The stunt earlier this month by the founder of Cirque du Soleil, who once performed as a fire breather, was intended to provide a moment of levity for his wife and children during a video linkup. But it also served a more serious purpose: to draw attention to the crusade for which he paid $35 million to journey into orbit – the need for clean water on Earth.

Mr. Laliberté is the seventh space tourist to be sent aloft on Russian rockets. His odyssey, now over, shows how much the Russian space program has evolved since the pioneering days of Sputnik a half century ago, when the country's technological prowess was both the envy – and vexation – of the West.

Though hardly the juggernaut it was at the height of the cold war, the Russian space program today is also not just a cosmic limousine for wealthy clowns. In recent years, it has become something of a taxicab for spacefaring nations around the world.

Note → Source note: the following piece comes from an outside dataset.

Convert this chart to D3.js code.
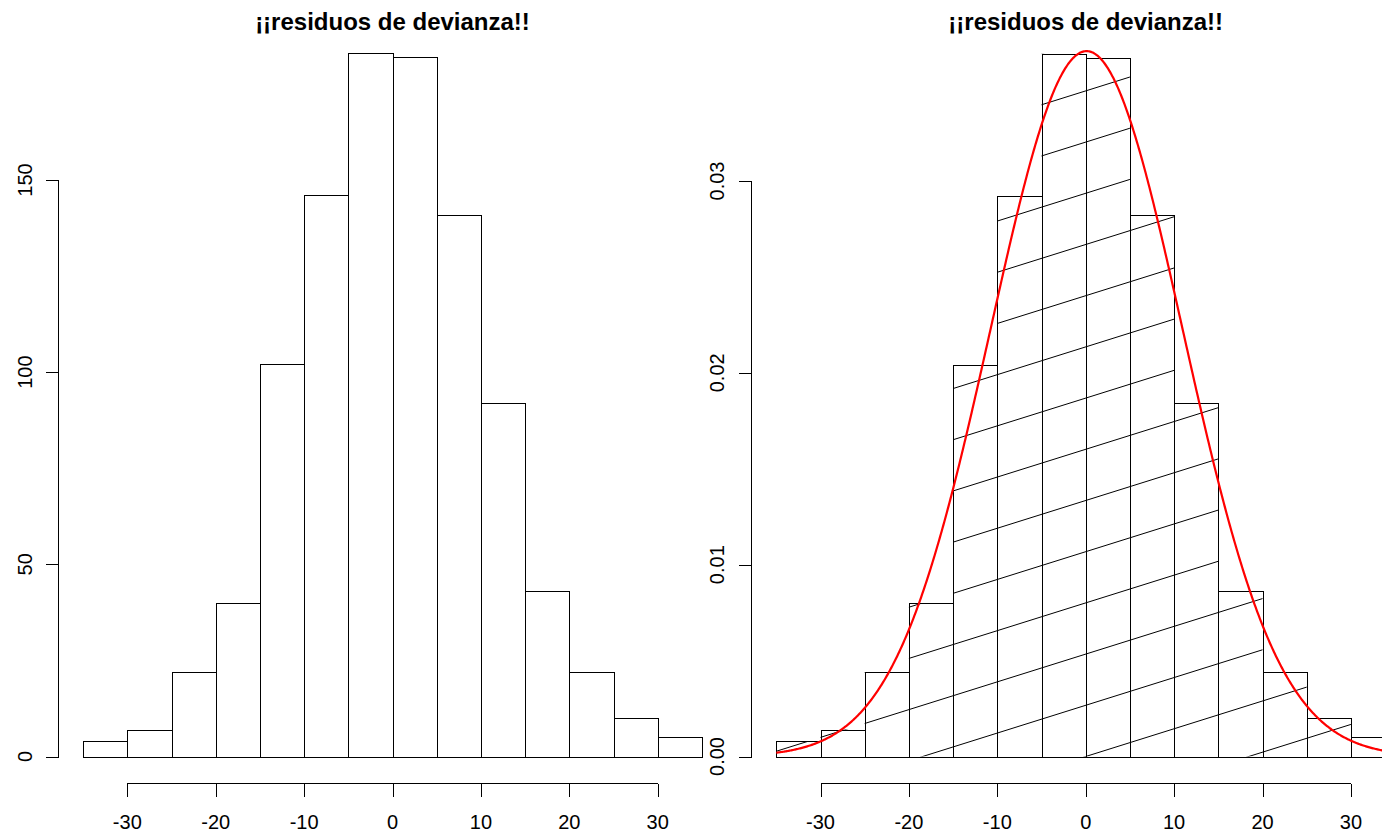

Earlier this month, no fewer than three Soyuz spacecraft were docked at the International Space Station (ISS). During the recent grounding of US space shuttles, both Soyuz and Progress missions were essential to keeping the ISS going. At the same time, the Russians remain active in the satellite launch business. "This year we will have 44 flights, which is more than we had last year, and we spend less per flight than the Americans do," says Alexander Voro-byov, press secretary of RosKosmos, showing a touch of the old Russian pride.